FWIW, we faced a similar question in the Fossil Calibrations website, and our choice was to provide multiple "cladistic search" tools for trees containing:

kcranston commented 8 years ago

Coming back to this issue, I find myself often wanting to ask the question "what trees might tell me something about the monophyly of taxon X" (for example, in investigating this PR about arachnids). What I want is "trees that contain at least X descendants of this taxon". Perhaps we need more than one method, or options on the method that allows for different ways of framing this query.

josephwb commented 7 years ago

I don't know if this is possible, but I'd like to perform a query including all of the following:

  1. Studies that include 3 or more taxa from my clade of interest (say, oh, Aves)
  2. Those taxa should all be in the ingroup
  3. The trees should be well-curated (including "preferred tree" annotation)

Getting a tree with only one exemplar is not useful, especially if it is in the outgroup. Having a "phylogenetically informative" search option (minimum of 3 taxa for rooted trees) seems like it would be useful.

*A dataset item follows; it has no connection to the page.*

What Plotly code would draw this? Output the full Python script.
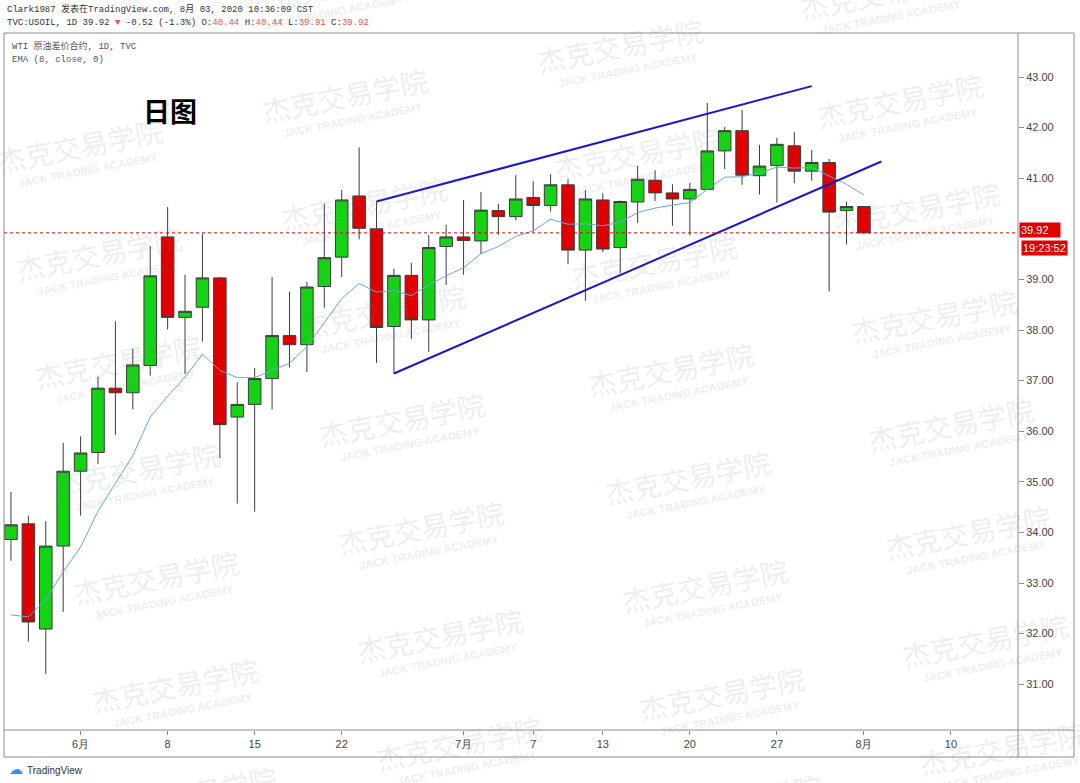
import plotly.graph_objects as go
import pandas as pd

# ---------------- data ----------------
dates = [
    "2020-05-26", "2020-05-27", "2020-05-28", "2020-05-29",
    "2020-06-01", "2020-06-02", "2020-06-03", "2020-06-04", "2020-06-05",
    "2020-06-08", "2020-06-09", "2020-06-10", "2020-06-11", "2020-06-12",
    "2020-06-15", "2020-06-16", "2020-06-17", "2020-06-18", "2020-06-19",
    "2020-06-22", "2020-06-23", "2020-06-24", "2020-06-25", "2020-06-26",
    "2020-06-29", "2020-06-30", "2020-07-01", "2020-07-02", "2020-07-03",
    "2020-07-06", "2020-07-07", "2020-07-08", "2020-07-09", "2020-07-10",
    "2020-07-13", "2020-07-14", "2020-07-15", "2020-07-16", "2020-07-17",
    "2020-07-20", "2020-07-21", "2020-07-22", "2020-07-23", "2020-07-24",
    "2020-07-27", "2020-07-28", "2020-07-29", "2020-07-30", "2020-07-31",
    "2020-08-03",
]
opens = [33.86, 34.17, 32.09, 33.73, 35.21, 35.58, 36.85, 36.76, 37.30,
         39.84, 38.25, 38.45, 39.03, 36.28, 36.53, 37.04, 37.89, 37.71, 38.86,
         39.44, 40.65, 40.00, 38.07, 39.08, 38.20, 39.65, 39.84, 39.76, 40.36,
         40.24, 40.62, 40.46, 40.87, 39.58, 40.57, 39.63, 40.53, 40.96, 40.71,
         40.59, 40.78, 41.54, 41.94, 41.05, 41.25, 41.64, 41.14, 41.31, 40.36,
         40.44]
highs = [34.80, 34.33, 34.22, 35.77, 35.90, 37.08, 38.17, 37.63, 39.66,
         40.43, 39.09, 39.90, 39.05, 36.97, 37.25, 39.05, 38.76, 38.95, 40.50,
         40.77, 41.61, 40.54, 39.21, 39.33, 39.88, 40.08, 40.57, 40.73, 40.49,
         41.06, 40.94, 41.08, 40.98, 40.77, 40.70, 40.56, 41.24, 41.16, 40.88,
         40.91, 42.49, 42.01, 42.35, 41.66, 41.80, 41.91, 41.56, 41.38, 40.54,
         40.44]
lows = [33.44, 31.84, 31.20, 32.43, 34.33, 35.35, 35.93, 36.43, 37.10,
        38.01, 37.13, 37.77, 35.47, 34.57, 34.41, 36.43, 37.26, 37.17, 38.44,
        39.05, 39.79, 37.35, 37.14, 37.82, 37.57, 38.89, 39.09, 39.50, 39.88,
        40.17, 39.94, 40.34, 39.30, 38.58, 39.54, 39.12, 40.12, 40.55, 40.06,
        39.87, 40.77, 41.18, 40.87, 40.68, 40.52, 40.90, 40.95, 38.76, 39.69,
        39.91]
closes = [34.15, 32.23, 33.73, 35.21, 35.57, 36.85, 36.76, 37.31, 39.07,
          38.25, 38.37, 39.03, 36.13, 36.53, 37.04, 37.89, 37.71, 38.85, 39.43,
          40.57, 40.01, 38.05, 39.08, 38.20, 39.63, 39.84, 39.77, 40.37, 40.24,
          40.59, 40.46, 40.87, 39.58, 40.59, 39.60, 40.54, 40.98, 40.71, 40.59,
          40.78, 41.54, 41.94, 41.06, 41.24, 41.67, 41.14, 41.31, 40.33, 40.44,
          39.92]
ema8 = [32.37, 32.33, 32.67, 33.22, 33.71, 34.42, 34.97, 35.52, 36.28,
        36.69, 37.07, 37.52, 37.20, 37.06, 37.06, 37.20, 37.34, 37.67, 38.15,
        38.62, 38.92, 38.75, 38.78, 38.68, 38.89, 39.07, 39.23, 39.51, 39.65,
        39.85, 39.96, 40.19, 40.09, 40.10, 40.06, 40.13, 40.32, 40.41, 40.47,
        40.52, 40.78, 41.02, 41.03, 41.10, 41.22, 41.20, 41.21, 41.04, 40.88,
        40.67]

trend_upper_dates = ["2020-06-24", "2020-07-29"]
trend_upper_prices = [40.54, 42.82]
trend_lower_dates = ["2020-06-25", "2020-08-04"]
trend_lower_prices = [37.14, 41.33]

last_price = 39.92
countdown = "19:23:52"

tick_dates = ["2020-06-01", "2020-06-08", "2020-06-15", "2020-06-22", "2020-07-01",
              "2020-07-07", "2020-07-13", "2020-07-20", "2020-07-27", "2020-08-03",
              "2020-08-10"]
tick_labels = ["6月", "8", "15", "22", "7月", "7", "13", "20", "27", "8月", "10"]
# 40.00 is hidden behind the last-price label in the reference
price_ticks = [31, 32, 33, 34, 35, 36, 37, 38, 39, 41, 42, 43]

header_1 = "Clark1987 发表在TradingView.com, 8月 03, 2020 10:36:09 CST"
symbol_line = "TVC:USOIL, 1D"
change_text = "-0.52 (-1.3%)"
legend_1 = "WTI 原油差价合约, 1D, TVC"
legend_2 = "EMA (8, close, 0)"
title_text = "日图"
wm_cn = "杰克交易学院"
wm_en = "JACK TRADING ACADEMY"

# ---------------- geometry helpers ----------------
W, H = 1080, 783
ML, MR, MT, MB = 4, 62, 33, 53
PW, PH = W - ML - MR, H - MT - MB


def px(x):
    return (x - ML) / PW


def py(y):
    return (H - MB - y) / PH


NOON = pd.Timedelta(hours=12)
xd = pd.to_datetime(dates) + NOON

RED = "#e00000"
GREEN = "#14d214"
EDGE = "#3c3c3c"
FRAME = "#8c8c8c"
MONO = "Liberation Mono, Noto Sans CJK SC, monospace"

fig = go.Figure()

fig.add_trace(go.Candlestick(
    x=xd, open=opens, high=highs, low=lows, close=closes,
    increasing=dict(fillcolor=GREEN, line=dict(color=EDGE, width=1)),
    decreasing=dict(fillcolor=RED, line=dict(color=EDGE, width=1)),
    whiskerwidth=0, hoverinfo="x+y", showlegend=False,
))

fig.add_trace(go.Scatter(
    x=xd, y=ema8, mode="lines",
    line=dict(color="#6aa6e0", width=1), hoverinfo="skip", showlegend=False,
))

for tdates, tprices in ((trend_upper_dates, trend_upper_prices),
                        (trend_lower_dates, trend_lower_prices)):
    fig.add_trace(go.Scatter(
        x=pd.to_datetime(tdates) + NOON, y=tprices, mode="lines",
        line=dict(color="#1818d0", width=2), hoverinfo="skip", showlegend=False,
    ))

shapes = []
# last price dotted line
shapes.append(dict(type="line", xref="paper", yref="y", x0=0, x1=1,
                   y0=last_price, y1=last_price,
                   line=dict(color=RED, width=1, dash="dot")))
# frame
right_edge = px(1074)
bottom_edge = py(757)
for (x0, y0, x1, y1) in [
    (0, 1, right_edge, 1),
    (0, bottom_edge, right_edge, bottom_edge),
    (0, 1, 0, bottom_edge),
    (right_edge, 1, right_edge, bottom_edge),
    (1, 1, 1, bottom_edge),
    (0, 0, right_edge, 0),
]:
    shapes.append(dict(type="line", xref="paper", yref="paper",
                       x0=x0, y0=y0, x1=x1, y1=y1,
                       line=dict(color=FRAME, width=1)))

annotations = []
# watermarks
columns = [
    ((80, 145), 19, range(0, 7)),
    ((345, 95), 19, range(-1, 7)),
    ((620, 45), 17, range(0, 8)),
    ((900, 100), 17, range(-1, 7)),
]
WM = "rgba(120,120,120,0.15)"
for (bx, by), sx, rows in columns:
    for k in rows:
        cx, cy = bx + sx * k, by + 108 * k
        annotations.append(dict(
            text=wm_cn, x=px(cx), y=py(cy), xref="paper", yref="paper",
            xanchor="center", yanchor="middle",
            showarrow=False, textangle=-11,
            font=dict(family="Noto Sans CJK SC", size=28, color=WM)))
        annotations.append(dict(
            text=wm_en, x=px(cx + 8), y=py(cy + 25), xref="paper", yref="paper",
            xanchor="center", yanchor="middle",
            showarrow=False, textangle=-11,
            font=dict(family="Liberation Sans", size=11, color=WM, weight="bold")))

# header
annotations.append(dict(
    text=header_1, x=px(5), y=py(9), xref="paper", yref="paper",
    xanchor="left", yanchor="middle", showarrow=False,
    font=dict(family=MONO, size=9, color="#333333")))
LR = "#ef5350"
line2 = (f"{symbol_line} {closes[-1]:.2f} <span style='color:{LR}'>▼</span> {change_text} "
         f"O:<span style='color:{LR}'>{opens[-1]:.2f}</span> "
         f"H:<span style='color:{LR}'>{highs[-1]:.2f}</span> "
         f"L:<span style='color:{LR}'>{lows[-1]:.2f}</span> "
         f"C:<span style='color:{LR}'>{closes[-1]:.2f}</span>")
annotations.append(dict(
    text=line2, x=px(5), y=py(23), xref="paper", yref="paper",
    xanchor="left", yanchor="middle", showarrow=False,
    font=dict(family=MONO, size=9, color="#333333")))
for txt, yy in ((legend_1, 46), (legend_2, 60)):
    annotations.append(dict(
        text=txt, x=px(10), y=py(yy), xref="paper", yref="paper",
        xanchor="left", yanchor="middle", showarrow=False,
        font=dict(family=MONO, size=9, color="#555555")))

# big title
annotations.append(dict(
    text=title_text, x=px(170), y=py(110), xref="paper", yref="paper",
    xanchor="center", yanchor="middle", showarrow=False,
    font=dict(family="Noto Sans CJK SC", size=27, color="#000000", weight="bold")))

# price labels on right axis
annotations.append(dict(
    text=f"{last_price:.2f}", x=px(1019), y=py(229.5), xref="paper", yref="paper",
    xanchor="left", yanchor="middle", showarrow=False, bgcolor=RED,
    borderpad=1, width=38, align="left",
    font=dict(family="Liberation Sans", size=11, color="#ffffff")))
annotations.append(dict(
    text=countdown, x=px(1021), y=py(248), xref="paper", yref="paper",
    xanchor="left", yanchor="middle", showarrow=False, bgcolor=RED,
    borderpad=1,
    font=dict(family="Liberation Sans", size=11, color="#ffffff")))

# TradingView logo
annotations.append(dict(
    text="☁", x=px(16), y=py(769), xref="paper", yref="paper",
    xanchor="center", yanchor="middle",
    showarrow=False, font=dict(family="DejaVu Sans", size=14, color="#2e8ff0")))
annotations.append(dict(
    text="TradingView", x=px(25), y=py(770), xref="paper", yref="paper",
    xanchor="left", yanchor="middle", showarrow=False,
    font=dict(family="Liberation Sans", size=10, color="#333333")))

fig.update_layout(
    width=W, height=H,
    margin=dict(l=ML, r=MR, t=MT, b=MB, pad=0),
    paper_bgcolor="white", plot_bgcolor="white",
    showlegend=False,
    boxgap=0.28, boxgroupgap=0,
    shapes=shapes, annotations=annotations,
    font=dict(family="Liberation Sans", size=11, color="#444444"),
    hovermode=False,
)

fig.update_xaxes(
    type="date",
    range=["2020-05-26 02:24", "2020-08-14 08:24"],
    rangebreaks=[dict(bounds=["sat", "mon"])],
    rangeslider=dict(visible=False),
    tickmode="array",
    tickvals=pd.to_datetime(tick_dates) + NOON,
    ticktext=tick_labels,
    ticks="outside", ticklen=4, tickcolor=FRAME,
    showgrid=False, zeroline=False, showline=False,
    tickfont=dict(size=11, color="#444444"),
)
fig.update_yaxes(
    side="right",
    range=[30.095, 43.87],
    tickmode="array", tickvals=price_ticks,
    ticktext=[f"{v:.2f}" for v in price_ticks],
    ticks="outside", ticklen=5, tickcolor=FRAME,
    showgrid=False, zeroline=False, showline=False,
    tickfont=dict(size=11, color="#444444"),
)

fig.write_html(
    "out.html",
    config={"displayModeBar": False},
    post_script="document.body.style.margin='0';document.body.style.overflow='hidden';",
)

jar398 commented 7 years ago

Sketch of implementation: In create_otu_table.py, you modify parent_closure to maintain a counter for each ott id (from the study + all ancestors in OTT), and increment the counter at every step along the ancestor chain. So instead of returning a set, parent_closure now returns a map from OTT id to count. The caller writes an additional column to the csv file it's preparing, and this becomes an additional column of some table.